ドルフィンさんは現在2000万円の預貯金がありますが、たとえば毎月3万円ずつ取り崩した場合、2000万円の貯蓄は55年もちます。月に4万円でも113歳、5万円取り崩しても98歳まで貯蓄が底をつくことはありません。そう考えれば、そんなに心配する必要はないし、リバースモーゲージも考えなくて大丈夫です。
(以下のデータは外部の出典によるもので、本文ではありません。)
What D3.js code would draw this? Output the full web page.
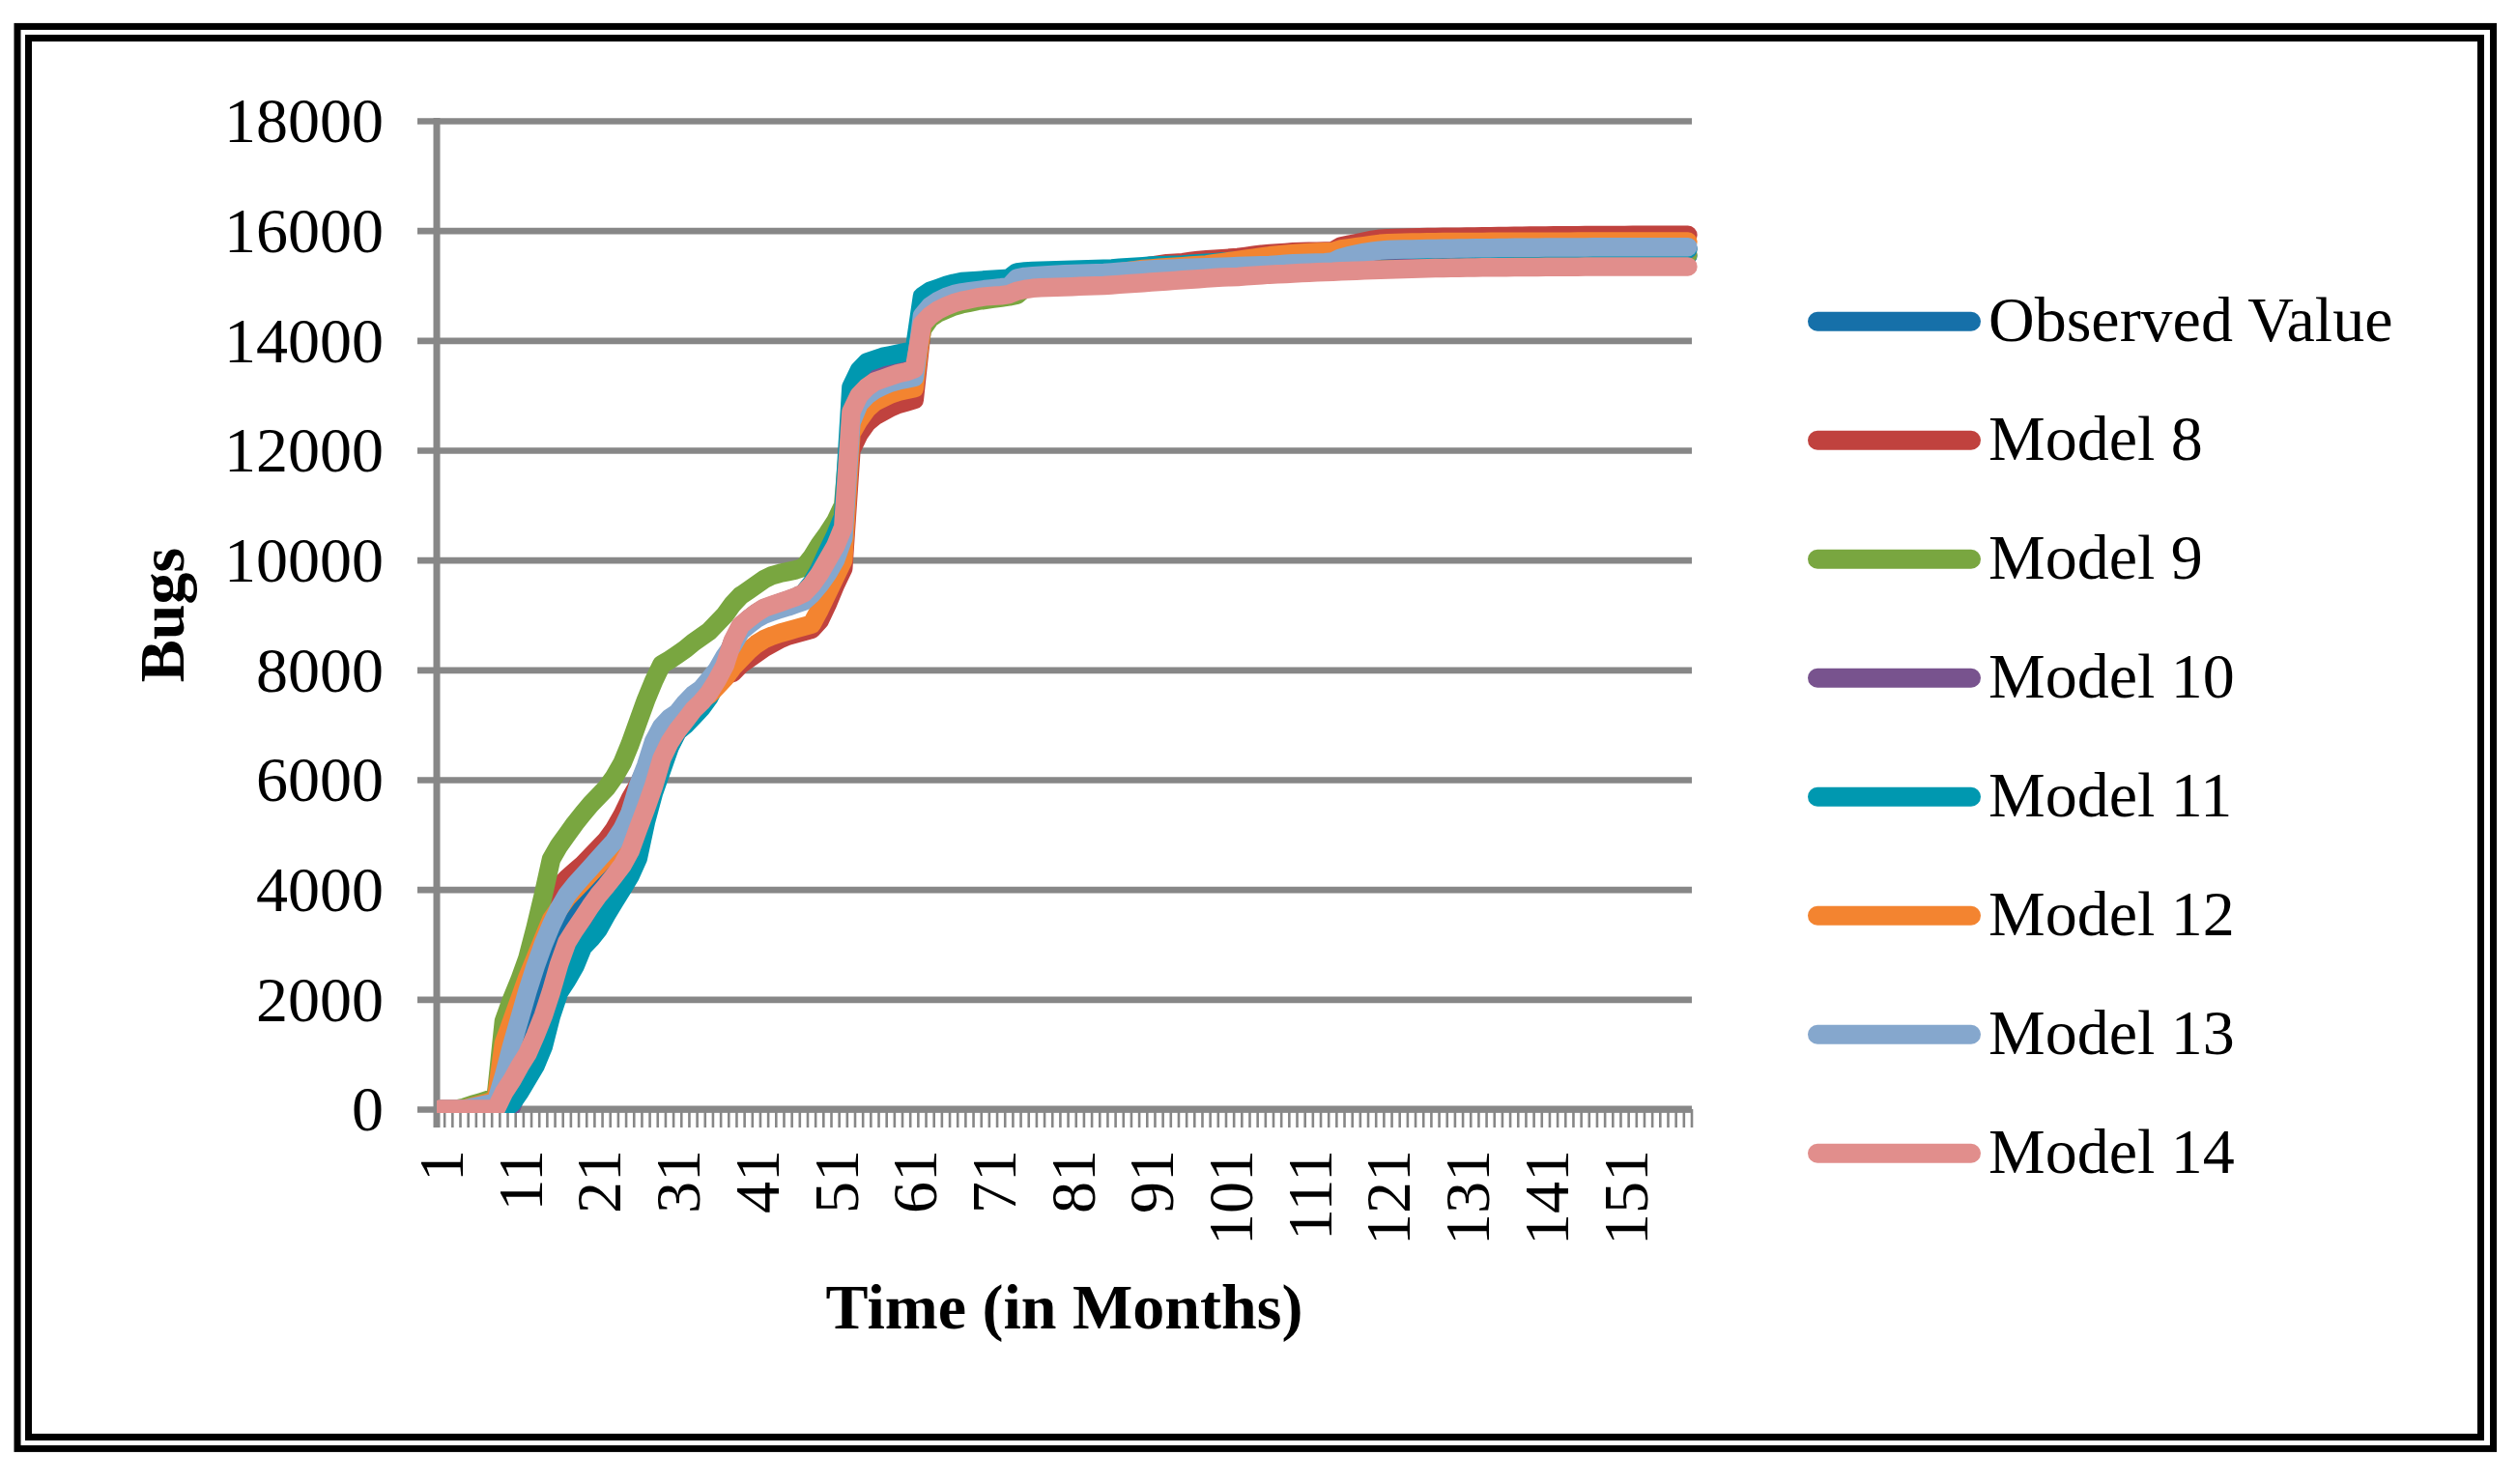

アドバイス2 医療費をどうしたいか考えておくと安心します
医療に関しては、これからどんな医療を受けたいか考えておいたほうがいいでしょう。病気などで治療を受ける時には「かかる医療費」と「かける医療費」があります。かかる医療費はどこへ行っても誰でも同じ治療を受けられる、いわゆる保険診療のことです。日本は国民皆保険制度があるので、どんな人も1~3割の自己負担で治療を受けられます。ドルフィンさんの場合、70歳から2割、75歳からは1割の負担になります。また、1カ月に多額の治療費がかかった時には高額療養費制度があるので、一定額以上の費用は健康保険で負担してもらえます。
一方の「かける医療費」は、たとえば保険のきかない特別な治療法だったり、病気になった時にその病気の名医に執刀してもらうなど保険の範囲を超えた治療を望む場合の医療費です。入院した場合の個室を希望するなど差額ベッド代などもかける医療費になります。いざという時にこだわりがあるのなら医療費の支出は別に考えておいたほうがいいでしょう。
病気がちなことが不安の一つのようなので、医療費にどのくらいかけるのかということを考えておけば、マイホームも持っているので住居費もかからないし、65歳以降働かなくても大丈夫でしょう。
保険に関しては月1万1000円も払うのちょっとはもったいないですね。終身払いになっているし、家計に占める割合もかなり大きいです。これを共済とか安いものに変更できるなら変更したほうがいいでしょう。
アドバイス3 経済的なことよりもメンタルを含めた健康に留意して
一人暮らしをされているので、何よりも怖いのが家に一人で引きこもってしまうことです。経済的な部分に関しては、今の生活を守っていれば大丈夫ですから、お金の心配よりも自分自身の健康のことに気を配ってください。ストレスをためこんだり、人とのかかわりがなくなることは健康によくありませんよ。ですから家に引きこもってしまわないように、何でも構わないので社会とのかかわりを持ったほうがいいでしょう。
毎月3万円取り崩したとしても足りなくなることはないのだから、年に1、2回でもいいので、旅行などに出かけてみるのもいいのではないでしょうか? 足腰が弱ってしまわないようにするためにも、外へ出ることは重要です。
また趣味をみつけてサークルに参加するなど人とかかわりを持つのもいい方法です。仕事はしないとのことですが、もし趣味のサークルに参加するなどが難しいなら、負担にならない程度でアルバイトをするのも一つの考えです。
シルバー人材センターなどで少しお金をもらいながらボランティアをするのでもいいし、精神的体力的に無理のない範囲で考えてみてはどうでしょう。どんな形でもいいので、誰かとつながっているということは何かの励みになることも多いですよ。
持ち家に関してはリバースモーゲージの必要はないですが、相続する親族もいないようなら最終的に遺贈するということを考えておいたほうがいいかもしれません。
さらに家計の中で一つアドバイスするなら、健康に過ごすために食費をもう少し使ってもいいのではないかと思います。多少支出が増えても貯蓄が底をつく心配はないですから、健康のためにお金を使うのも大事なことですよ。
それと病気になった時の医療費の心配があるのであれば、「限度額適用認定証」をもらっておくといいですね。それがあれば多額の医療費がかかった時にいったん支払ってから高額療養費を還付してもらうのでなく、限度額までしか払わなくて済むのでちょっと安心できるのではないでしょうか。
ご心配しているよりもドルフィンさんの置かれている状況は悪くないので、あまり悲観的にならずにこれからの時間を元気に過ごしてほしいと思います。